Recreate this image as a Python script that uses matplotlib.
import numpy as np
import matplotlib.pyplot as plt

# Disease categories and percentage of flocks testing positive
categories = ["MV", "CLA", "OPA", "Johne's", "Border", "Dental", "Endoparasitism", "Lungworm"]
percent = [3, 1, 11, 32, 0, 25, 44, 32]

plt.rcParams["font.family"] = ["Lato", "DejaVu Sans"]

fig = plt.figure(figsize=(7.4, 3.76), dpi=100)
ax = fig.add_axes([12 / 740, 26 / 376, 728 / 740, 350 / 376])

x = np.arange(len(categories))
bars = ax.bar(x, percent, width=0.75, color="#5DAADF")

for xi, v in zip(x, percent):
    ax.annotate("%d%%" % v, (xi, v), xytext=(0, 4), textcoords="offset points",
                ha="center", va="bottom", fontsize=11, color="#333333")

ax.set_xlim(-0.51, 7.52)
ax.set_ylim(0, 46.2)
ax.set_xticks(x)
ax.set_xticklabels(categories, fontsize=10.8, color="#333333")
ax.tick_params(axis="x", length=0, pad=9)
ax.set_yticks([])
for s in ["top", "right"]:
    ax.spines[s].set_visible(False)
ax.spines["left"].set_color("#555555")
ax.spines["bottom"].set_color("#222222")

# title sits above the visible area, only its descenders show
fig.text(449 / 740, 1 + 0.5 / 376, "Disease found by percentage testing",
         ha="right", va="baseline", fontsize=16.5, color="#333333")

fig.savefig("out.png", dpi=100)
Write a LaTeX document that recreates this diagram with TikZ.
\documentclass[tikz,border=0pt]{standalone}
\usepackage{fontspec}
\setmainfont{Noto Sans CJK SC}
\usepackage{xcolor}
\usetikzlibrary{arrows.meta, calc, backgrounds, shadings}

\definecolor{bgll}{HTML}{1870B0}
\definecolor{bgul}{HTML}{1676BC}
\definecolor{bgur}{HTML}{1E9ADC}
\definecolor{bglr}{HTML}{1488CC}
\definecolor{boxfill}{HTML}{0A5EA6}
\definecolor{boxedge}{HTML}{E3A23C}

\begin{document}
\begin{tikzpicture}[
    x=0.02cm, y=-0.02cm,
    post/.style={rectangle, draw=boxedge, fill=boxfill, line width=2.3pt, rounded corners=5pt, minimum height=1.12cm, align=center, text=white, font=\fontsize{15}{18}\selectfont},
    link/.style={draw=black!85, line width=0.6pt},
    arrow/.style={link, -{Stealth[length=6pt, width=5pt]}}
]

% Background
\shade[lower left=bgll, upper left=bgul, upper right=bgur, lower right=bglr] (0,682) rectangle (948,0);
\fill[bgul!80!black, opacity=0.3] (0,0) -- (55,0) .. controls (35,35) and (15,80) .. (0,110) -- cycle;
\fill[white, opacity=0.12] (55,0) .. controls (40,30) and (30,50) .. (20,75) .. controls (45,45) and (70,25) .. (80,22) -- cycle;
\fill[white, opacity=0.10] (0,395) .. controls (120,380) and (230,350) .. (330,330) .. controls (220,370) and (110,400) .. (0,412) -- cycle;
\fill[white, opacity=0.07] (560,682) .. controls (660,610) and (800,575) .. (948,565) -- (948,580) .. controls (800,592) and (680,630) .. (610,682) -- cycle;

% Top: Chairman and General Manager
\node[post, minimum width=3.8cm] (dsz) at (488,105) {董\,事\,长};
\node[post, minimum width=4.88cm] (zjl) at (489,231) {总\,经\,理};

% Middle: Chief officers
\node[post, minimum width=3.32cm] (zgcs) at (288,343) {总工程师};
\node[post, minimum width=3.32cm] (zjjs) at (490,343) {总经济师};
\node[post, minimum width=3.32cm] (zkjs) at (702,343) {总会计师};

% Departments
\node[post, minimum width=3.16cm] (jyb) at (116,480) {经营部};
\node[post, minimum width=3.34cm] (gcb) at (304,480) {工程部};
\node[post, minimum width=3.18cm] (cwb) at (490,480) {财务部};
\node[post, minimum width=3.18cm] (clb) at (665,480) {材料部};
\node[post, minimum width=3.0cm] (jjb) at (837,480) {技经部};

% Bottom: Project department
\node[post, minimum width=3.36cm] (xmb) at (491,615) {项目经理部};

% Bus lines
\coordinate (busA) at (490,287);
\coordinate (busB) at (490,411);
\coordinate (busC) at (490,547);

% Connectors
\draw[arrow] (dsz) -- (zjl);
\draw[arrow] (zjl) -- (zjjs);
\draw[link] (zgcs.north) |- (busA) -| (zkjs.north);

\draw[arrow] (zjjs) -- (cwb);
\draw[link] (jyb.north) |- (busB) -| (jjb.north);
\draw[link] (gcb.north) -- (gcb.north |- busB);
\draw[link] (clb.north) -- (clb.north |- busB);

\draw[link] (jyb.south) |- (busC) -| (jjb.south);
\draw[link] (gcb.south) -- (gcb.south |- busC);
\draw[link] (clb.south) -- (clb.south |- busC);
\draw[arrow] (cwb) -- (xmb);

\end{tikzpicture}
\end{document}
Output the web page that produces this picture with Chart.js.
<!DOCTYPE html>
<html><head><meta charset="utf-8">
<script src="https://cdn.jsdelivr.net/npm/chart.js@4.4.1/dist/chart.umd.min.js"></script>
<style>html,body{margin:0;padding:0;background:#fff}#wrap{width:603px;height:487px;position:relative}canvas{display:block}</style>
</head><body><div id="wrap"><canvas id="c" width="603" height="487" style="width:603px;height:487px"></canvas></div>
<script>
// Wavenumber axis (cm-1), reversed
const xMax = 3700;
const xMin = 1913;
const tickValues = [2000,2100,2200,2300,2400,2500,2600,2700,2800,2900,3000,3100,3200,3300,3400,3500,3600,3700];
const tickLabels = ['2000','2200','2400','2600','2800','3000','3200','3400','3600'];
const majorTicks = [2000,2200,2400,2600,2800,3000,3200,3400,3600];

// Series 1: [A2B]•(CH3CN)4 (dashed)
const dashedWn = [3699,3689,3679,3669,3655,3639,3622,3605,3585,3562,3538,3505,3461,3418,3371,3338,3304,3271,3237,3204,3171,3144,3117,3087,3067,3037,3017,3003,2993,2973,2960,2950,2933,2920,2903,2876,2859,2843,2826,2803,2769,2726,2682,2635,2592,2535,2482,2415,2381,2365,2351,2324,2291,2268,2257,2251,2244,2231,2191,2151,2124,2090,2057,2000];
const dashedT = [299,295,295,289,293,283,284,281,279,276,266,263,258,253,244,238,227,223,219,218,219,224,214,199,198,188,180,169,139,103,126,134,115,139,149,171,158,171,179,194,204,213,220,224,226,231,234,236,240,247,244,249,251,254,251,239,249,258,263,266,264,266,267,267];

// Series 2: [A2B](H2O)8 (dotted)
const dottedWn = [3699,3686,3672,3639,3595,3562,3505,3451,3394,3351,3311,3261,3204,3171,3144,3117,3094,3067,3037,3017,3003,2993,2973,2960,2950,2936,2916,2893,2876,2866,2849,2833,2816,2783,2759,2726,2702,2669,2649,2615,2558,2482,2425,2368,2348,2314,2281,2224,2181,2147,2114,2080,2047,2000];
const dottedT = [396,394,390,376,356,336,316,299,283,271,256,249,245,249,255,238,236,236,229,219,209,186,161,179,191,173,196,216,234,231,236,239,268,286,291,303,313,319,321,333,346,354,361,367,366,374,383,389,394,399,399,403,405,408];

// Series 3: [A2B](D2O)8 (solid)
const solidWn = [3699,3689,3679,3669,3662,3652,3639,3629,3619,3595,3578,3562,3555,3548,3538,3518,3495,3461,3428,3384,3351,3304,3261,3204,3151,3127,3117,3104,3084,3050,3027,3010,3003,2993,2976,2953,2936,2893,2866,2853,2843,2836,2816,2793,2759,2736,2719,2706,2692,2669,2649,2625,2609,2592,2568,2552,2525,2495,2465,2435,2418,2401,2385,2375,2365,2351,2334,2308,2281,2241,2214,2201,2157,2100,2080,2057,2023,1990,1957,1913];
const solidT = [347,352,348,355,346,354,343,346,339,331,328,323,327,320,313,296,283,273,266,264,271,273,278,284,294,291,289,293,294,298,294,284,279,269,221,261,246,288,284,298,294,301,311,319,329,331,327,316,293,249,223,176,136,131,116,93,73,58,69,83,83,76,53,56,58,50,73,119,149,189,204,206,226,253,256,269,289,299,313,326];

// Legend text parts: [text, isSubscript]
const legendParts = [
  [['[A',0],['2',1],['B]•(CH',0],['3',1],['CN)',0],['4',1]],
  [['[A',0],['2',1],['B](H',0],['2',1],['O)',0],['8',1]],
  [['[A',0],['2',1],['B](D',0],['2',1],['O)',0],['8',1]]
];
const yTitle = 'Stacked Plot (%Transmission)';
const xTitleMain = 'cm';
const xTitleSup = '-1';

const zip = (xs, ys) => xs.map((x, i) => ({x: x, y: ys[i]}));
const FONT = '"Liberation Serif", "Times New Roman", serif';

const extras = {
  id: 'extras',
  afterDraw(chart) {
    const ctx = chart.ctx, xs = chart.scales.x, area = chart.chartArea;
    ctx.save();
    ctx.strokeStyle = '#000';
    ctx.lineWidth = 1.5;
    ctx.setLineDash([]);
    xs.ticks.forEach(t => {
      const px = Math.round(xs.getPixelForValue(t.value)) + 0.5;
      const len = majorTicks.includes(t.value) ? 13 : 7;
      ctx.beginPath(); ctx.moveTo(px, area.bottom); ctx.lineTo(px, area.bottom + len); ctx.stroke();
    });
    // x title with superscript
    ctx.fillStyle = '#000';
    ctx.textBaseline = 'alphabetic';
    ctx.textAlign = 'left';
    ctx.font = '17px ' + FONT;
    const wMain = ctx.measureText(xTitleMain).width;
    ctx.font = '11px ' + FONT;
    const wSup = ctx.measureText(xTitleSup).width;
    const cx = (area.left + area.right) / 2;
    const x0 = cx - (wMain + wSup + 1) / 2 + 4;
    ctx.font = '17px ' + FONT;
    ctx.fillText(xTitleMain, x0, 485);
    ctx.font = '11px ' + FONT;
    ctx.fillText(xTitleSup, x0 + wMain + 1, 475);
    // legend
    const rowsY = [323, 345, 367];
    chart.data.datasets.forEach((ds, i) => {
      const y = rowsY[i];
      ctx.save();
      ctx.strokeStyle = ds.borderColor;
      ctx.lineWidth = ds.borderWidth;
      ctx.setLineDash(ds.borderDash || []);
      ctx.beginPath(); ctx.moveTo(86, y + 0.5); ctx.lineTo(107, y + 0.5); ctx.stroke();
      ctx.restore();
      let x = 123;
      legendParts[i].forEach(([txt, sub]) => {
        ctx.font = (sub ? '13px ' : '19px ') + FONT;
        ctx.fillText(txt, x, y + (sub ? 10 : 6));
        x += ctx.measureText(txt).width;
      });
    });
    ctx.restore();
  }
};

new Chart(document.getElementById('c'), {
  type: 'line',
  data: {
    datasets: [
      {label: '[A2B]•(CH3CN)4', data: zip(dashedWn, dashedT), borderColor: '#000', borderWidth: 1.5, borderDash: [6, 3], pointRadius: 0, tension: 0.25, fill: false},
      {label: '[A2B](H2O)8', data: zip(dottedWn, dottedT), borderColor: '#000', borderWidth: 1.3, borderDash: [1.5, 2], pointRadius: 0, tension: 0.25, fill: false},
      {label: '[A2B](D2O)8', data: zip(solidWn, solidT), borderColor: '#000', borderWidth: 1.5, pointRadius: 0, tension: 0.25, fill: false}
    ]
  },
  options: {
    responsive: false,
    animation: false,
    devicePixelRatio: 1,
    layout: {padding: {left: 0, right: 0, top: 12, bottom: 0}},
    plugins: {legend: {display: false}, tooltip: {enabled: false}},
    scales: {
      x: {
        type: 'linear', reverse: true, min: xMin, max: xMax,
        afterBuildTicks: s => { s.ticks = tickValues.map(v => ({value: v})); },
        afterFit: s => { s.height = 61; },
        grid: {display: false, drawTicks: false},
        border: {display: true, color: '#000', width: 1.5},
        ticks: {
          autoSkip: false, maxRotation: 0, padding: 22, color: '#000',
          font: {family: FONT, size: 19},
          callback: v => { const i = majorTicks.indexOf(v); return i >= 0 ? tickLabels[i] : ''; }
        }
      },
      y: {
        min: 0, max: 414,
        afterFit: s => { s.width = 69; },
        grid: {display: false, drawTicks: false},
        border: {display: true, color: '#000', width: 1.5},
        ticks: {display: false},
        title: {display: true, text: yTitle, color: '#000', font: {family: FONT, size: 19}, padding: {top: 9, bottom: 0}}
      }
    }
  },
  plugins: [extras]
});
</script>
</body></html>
*-*-*
## Short task:
Copy all lines in the listing above where the string "with" appears.

## Right answer:
Write a LaTeX document that recreates this diagram with TikZ.
Output the web page that produces this picture with Chart.js.
    // x title with superscript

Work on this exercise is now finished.